The second flight of Starship, a powerful vehicle designed to carry NASA astronauts to the moon, was not a complete success. SpaceX did not achieve the test launch’s ultimate objective — a partial trip around the world ending in a splashdown in the Pacific Ocean.
But the flight did show that the company had fixed key issues that arose during the first test flight in April. All 33 engines in the vehicle’s lower booster stage fired, and the rocket made it through stage separation — when the booster falls away and the six engines of the upper stage light up to carry the vehicle to space.
“Just beautiful,” John Insprucker, a SpaceX engineer who was one of the commentators on the SpaceX webcast.
By contrast, the first Starship launch badly damaged the launch site, several engines on the booster failed, fires knocked out the steering of the rocket and the flight termination system took too long to explode.
In the “fail fast, learn faster” approach taken by SpaceX toward rocket design, successfully avoiding a repeat of past failures counts as major progress.
However, the second flight revealed new challenges that Mr.
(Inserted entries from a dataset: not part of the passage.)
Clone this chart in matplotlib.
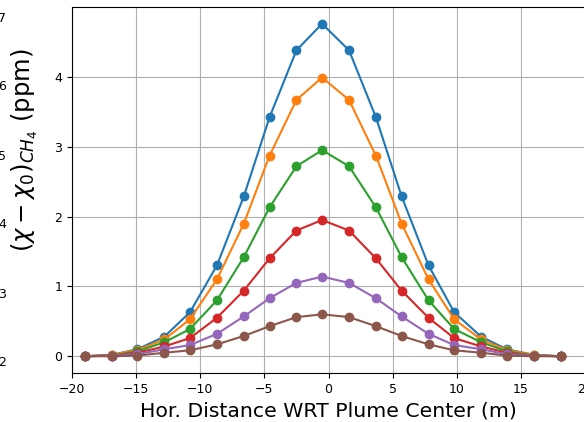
import numpy as np
import matplotlib
matplotlib.use('Agg')
import matplotlib.pyplot as plt

# horizontal distance (m) of the sample points
dist = [-19.0, -16.9, -14.9, -12.8, -10.8, -8.7, -6.6, -4.6, -2.5, -0.5,
        1.6, 3.7, 5.7, 7.8, 9.8, 11.9, 13.9, 16.0, 18.1]

# methane enhancement (ppm) for each profile
s1 = [0.0, 0.02, 0.10, 0.28, 0.63, 1.30, 2.29, 3.42, 4.38, 4.76,
      4.38, 3.42, 2.29, 1.30, 0.63, 0.28, 0.10, 0.02, 0.0]
s2 = [0.0, 0.02, 0.09, 0.24, 0.53, 1.10, 1.90, 2.87, 3.67, 3.99,
      3.67, 2.87, 1.90, 1.10, 0.53, 0.24, 0.09, 0.02, 0.0]
s3 = [0.0, 0.01, 0.07, 0.20, 0.39, 0.80, 1.42, 2.13, 2.72, 2.95,
      2.72, 2.13, 1.42, 0.80, 0.39, 0.20, 0.07, 0.01, 0.0]
s4 = [0.0, 0.01, 0.05, 0.14, 0.26, 0.55, 0.94, 1.40, 1.80, 1.95,
      1.80, 1.40, 0.94, 0.55, 0.26, 0.14, 0.05, 0.01, 0.0]
s5 = [0.0, 0.01, 0.03, 0.10, 0.16, 0.32, 0.57, 0.83, 1.05, 1.14,
      1.05, 0.83, 0.57, 0.32, 0.16, 0.10, 0.03, 0.01, 0.0]
s6 = [0.0, 0.0, 0.01, 0.05, 0.085, 0.17, 0.29, 0.43, 0.56, 0.60,
      0.56, 0.43, 0.29, 0.17, 0.085, 0.05, 0.01, 0.0, 0.0]

# tick labels of the neighbouring (cut off) axis at the left edge
side_labels = ['7', '6', '5', '4', '3', '2']

fig = plt.figure(figsize=(5.84, 4.22), dpi=100)
W, H = 584, 422
ax = fig.add_axes([72/W, 49/H, 513/W, 366/H])

for s in [s1, s2, s3, s4, s5, s6]:
    ax.plot(dist, s, marker='o')

ax.set_xlim(-20, 20)
ax.set_ylim(-0.24, 5.0)
ax.set_xticks(np.arange(-20, 21, 5))
ax.set_yticks([0, 1, 2, 3, 4])
ax.tick_params(labelsize=9)
ax.grid(True)
ax.set_xlabel('Hor. Distance WRT Plume Center (m)', fontsize=14.7)
ax.set_ylabel(r'$(\chi - \chi_0)_{CH_4}$ (ppm)', fontsize=17.5, ha='center', va='center')
ax.yaxis.set_label_coords((25-72)/513, (373-150)/366)

for i, t in enumerate(side_labels):
    fig.text(6/W, 1 - (18 + 69*i)/H, t, ha='right', va='center', fontsize=9)

plt.savefig('out.png', dpi=100)
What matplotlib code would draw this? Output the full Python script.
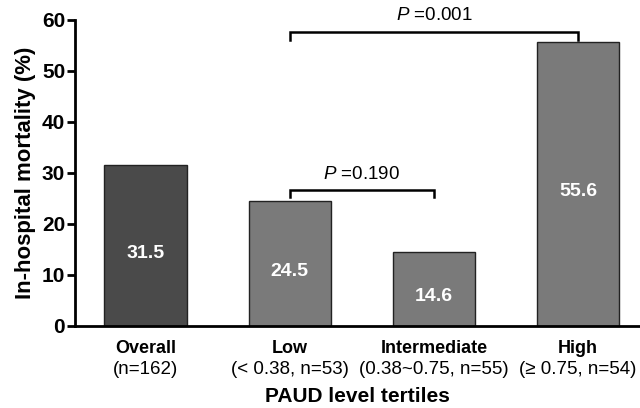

Musk’s engineers must overcome.
Soon after stage separation, the booster exploded — a “rapid unscheduled disassembly” in the jargon of rocket engineers. The upper-stage Starship spacecraft continued heading toward orbit for several more minutes, reaching an altitude of more than 90 miles, but then SpaceX lost contact, likely after the flight termination system detonated.
Engineers will now have to decipher what went wrong on both the booster and the upper-stage spacecraft, make fixes and then try again.
Many outside observers are optimistic that SpaceX will get Starship to fully work.
“They have fixed issues identified in their first flight and got further than ever before with this type of vehicle,” said Phil Larson, who served as a White House space adviser during the Obama administration and later worked on communication efforts at SpaceX. “The magic of engineering is that it is all about learning, iterating the design, and reflying again soon.”
Daniel L. Dumbacher, executive director of the American Institute of Aeronautics and Astronautics, agreed. “This is a large launch system,” he said. “It’s going to take some work to get it to where it needs to go. I have no doubt that the SpaceX team will be able to figure out how to get the launch vehicle working.”
The test journey’s outcome was also the latest split-screen moment in the career of Mr. Musk, a serial entrepreneur who previously transformed electronic payments with PayPal and electric cars with Tesla. As SpaceX prepared for the flight on Friday, Disney and Apple paused their ad spending with another of his companies, the social network X, after Mr. Musk’s endorsement on Wednesday of an antisemitic post.